The Administration on Children, Youth and Families (ACYF) stated, in its project summary for 2012: “Historically, Federal policies have impelled child welfare systems to focus disproportionately on ensuring safety and permanency for the children they serve, with less emphasis on the promotion well-being.”
Since the creation of the public child welfare system, child welfare professionals have worked to balance child safety and permanence, striving to keep children with their birth parents whenever possible. But are these efforts in the best interests of the child? Is safety really the best the system can offer maltreated children? ACYF Commissioner Bryan Samuels raised this and other questions with a memo in which he made the following statement:
“The research is clear that the experience of abuse and neglect leaves a particular traumatic fingerprint on the development of children that cannot be ignored if the child welfare system is to meaningfully improve the life trajectories of maltreated children, not merely keep them safe from harm.”
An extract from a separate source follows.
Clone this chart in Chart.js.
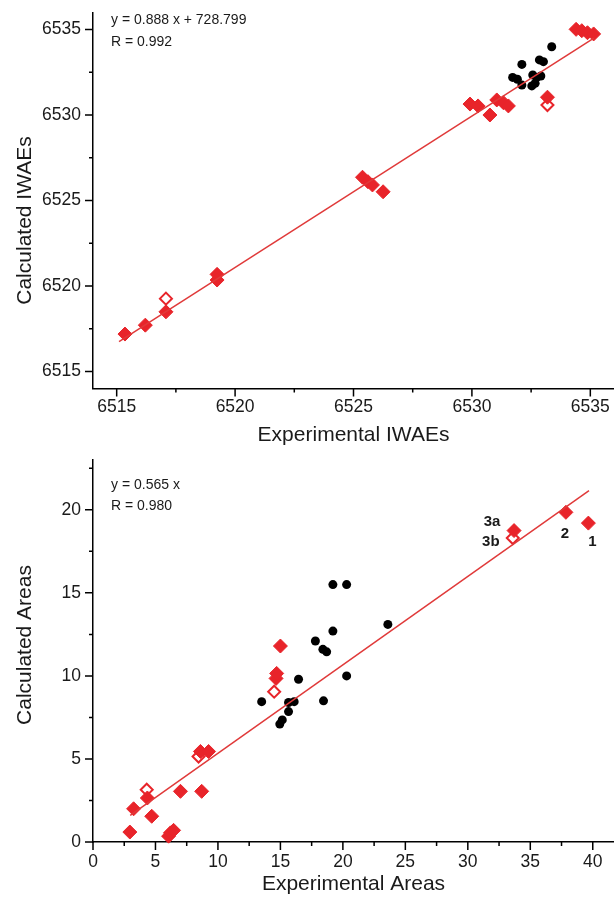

Researchers in fields ranging from child psychology to public health to education and social work have been compiling evidence since the 1960s that captures the numerous ways trauma impacts children who find themselves in the child welfare system. Trauma is frequently left unaddressed in foster youth, and according to studies unresolved childhood trauma often manifests later in life as substance abuse, obesity, homelessness and other negative outcomes, even when a child was technically kept safe from harm.
The report also breaks down each of the grants made with ACYF discretionary funds in 2012, which totaled $46.6 million, and identified a long list of programs and models that ACYF views as effective and evidence-based.